Exercise brief:
Leave out the pictures and repeat the rest of the material exactly.

^^^^

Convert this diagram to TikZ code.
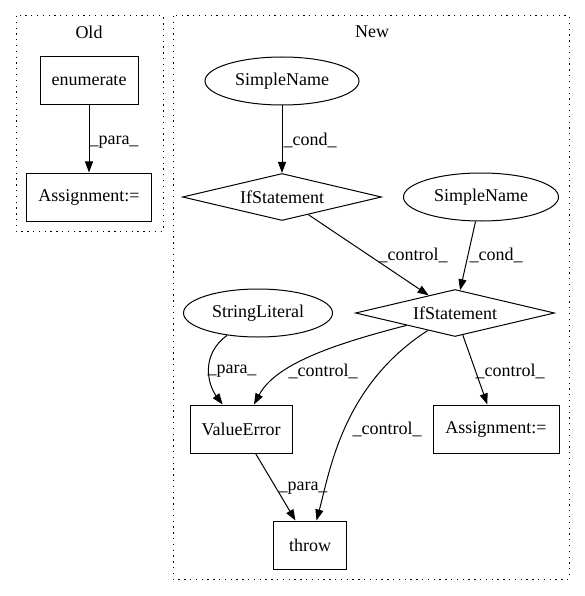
\documentclass[tikz,border=0pt]{standalone}
\usepackage{fontspec}
\setmainfont{Liberation Serif}
\usetikzlibrary{shapes.geometric,arrows.meta}
\begin{document}
\begin{tikzpicture}[x=1pt,y=-1pt,
  every node/.style={font=\fontsize{18pt}{20pt}\selectfont},
  box/.style={draw, line width=1pt, rectangle, inner sep=0pt},
  ell/.style={draw, line width=1pt, ellipse, inner sep=0pt},
  dia/.style={draw, line width=1pt, diamond, inner sep=0pt, aspect=4.2},
  cluster/.style={draw, line width=1pt, dash pattern=on 1.3pt off 4.5pt},
  edge/.style={draw, line width=1pt, -{Triangle[length=11pt,width=8pt]}},
  lbl/.style={inner sep=0pt}]
\useasboundingbox (0,0) rectangle (585,596);
% clusters
\draw[cluster] (16,16) rectangle (163,231);
\node[lbl] (oldlbl) at (89,32) {Old};
\draw[cluster] (173,16) rectangle (569,579);
\node[lbl] (newlbl) at (372,32) {New};
% Old
\node[box, minimum width=98pt, minimum height=48pt] (enum) at (89,81) {enumerate};
\node[box, minimum width=125pt, minimum height=48pt] (asg1) at (89,197) {Assignment:=};
\path[edge] (enum) -- (asg1);
\node[lbl] at (114,142) {\_para\_};
% New
\node[ell, minimum width=154pt, minimum height=48pt] (sn1) at (282,81) {SimpleName};
\node[dia, minimum width=199pt, minimum height=47pt] (ifs1) at (282,197) {IfStatement};
\node[ell, minimum width=155pt, minimum height=48pt] (sn2) at (481,197) {SimpleName};
\node[dia, minimum width=199pt, minimum height=47pt] (ifs2) at (455,313) {IfStatement};
\node[ell, minimum width=149pt, minimum height=48pt] (sl) at (258,313) {StringLiteral};
\node[box, minimum width=102pt, minimum height=48pt] (ve) at (241,429) {ValueError};
\node[box, minimum width=126pt, minimum height=48pt] (asg2) at (496,429) {Assignment:=};
\node[box, minimum width=73pt, minimum height=48pt] (throw) at (310,545) {throw};
% edges
\path[edge] (sn1) -- (ifs1);
\node[lbl] at (310,140) {\_cond\_};
\path[edge] (ifs1) -- (ifs2);
\node[lbl] at (413,255) {\_control\_};
\path[edge] (sn2) -- (ifs2);
\node[lbl] at (496,255) {\_cond\_};
\path[edge] (sl) .. controls (200,355) and (208,385) .. (ve);
\node[lbl] at (232,371) {\_para\_};
\path[edge] (ifs2) .. controls (330,345) and (275,365) .. (ve);
\node[lbl] at (323,371) {\_control\_};
\path[edge] (ifs2) -- (asg2);
\node[lbl] at (510,371) {\_control\_};
\path[edge] (ifs2) .. controls (343,385) and (330,470) .. (throw);
\node[lbl] at (387,429) {\_control\_};
\path[edge] (ve) -- (throw);
\node[lbl] at (303,488) {\_para\_};
\end{tikzpicture}
\end{document}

^^^^

Exercise solution:
Convert this diagram to TikZ code.
\documentclass[tikz,border=0pt]{standalone}
\usepackage{fontspec}
\setmainfont{Liberation Serif}
\usetikzlibrary{shapes.geometric,arrows.meta}
\begin{document}
\begin{tikzpicture}[x=1pt,y=-1pt,
  every node/.style={font=\fontsize{18pt}{20pt}\selectfont},
  box/.style={draw, line width=1pt, rectangle, inner sep=0pt},
  ell/.style={draw, line width=1pt, ellipse, inner sep=0pt},
  dia/.style={draw, line width=1pt, diamond, inner sep=0pt, aspect=4.2},
  cluster/.style={draw, line width=1pt, dash pattern=on 1.3pt off 4.5pt},
  edge/.style={draw, line width=1pt, -{Triangle[length=11pt,width=8pt]}},
  lbl/.style={inner sep=0pt}]
\useasboundingbox (0,0) rectangle (585,596);
% clusters
\draw[cluster] (16,16) rectangle (163,231);
\node[lbl] (oldlbl) at (89,32) {Old};
\draw[cluster] (173,16) rectangle (569,579);
\node[lbl] (newlbl) at (372,32) {New};
% Old
\node[box, minimum width=98pt, minimum height=48pt] (enum) at (89,81) {enumerate};
\node[box, minimum width=125pt, minimum height=48pt] (asg1) at (89,197) {Assignment:=};
\path[edge] (enum) -- (asg1);
\node[lbl] at (114,142) {\_para\_};
% New
\node[ell, minimum width=154pt, minimum height=48pt] (sn1) at (282,81) {SimpleName};
\node[dia, minimum width=199pt, minimum height=47pt] (ifs1) at (282,197) {IfStatement};
\node[ell, minimum width=155pt, minimum height=48pt] (sn2) at (481,197) {SimpleName};
\node[dia, minimum width=199pt, minimum height=47pt] (ifs2) at (455,313) {IfStatement};
\node[ell, minimum width=149pt, minimum height=48pt] (sl) at (258,313) {StringLiteral};
\node[box, minimum width=102pt, minimum height=48pt] (ve) at (241,429) {ValueError};
\node[box, minimum width=126pt, minimum height=48pt] (asg2) at (496,429) {Assignment:=};
\node[box, minimum width=73pt, minimum height=48pt] (throw) at (310,545) {throw};
% edges
\path[edge] (sn1) -- (ifs1);
\node[lbl] at (310,140) {\_cond\_};
\path[edge] (ifs1) -- (ifs2);
\node[lbl] at (413,255) {\_control\_};
\path[edge] (sn2) -- (ifs2);
\node[lbl] at (496,255) {\_cond\_};
\path[edge] (sl) .. controls (200,355) and (208,385) .. (ve);
\node[lbl] at (232,371) {\_para\_};
\path[edge] (ifs2) .. controls (330,345) and (275,365) .. (ve);
\node[lbl] at (323,371) {\_control\_};
\path[edge] (ifs2) -- (asg2);
\node[lbl] at (510,371) {\_control\_};
\path[edge] (ifs2) .. controls (343,385) and (330,470) .. (throw);
\node[lbl] at (387,429) {\_control\_};
\path[edge] (ve) -- (throw);
\node[lbl] at (303,488) {\_para\_};
\end{tikzpicture}
\end{document}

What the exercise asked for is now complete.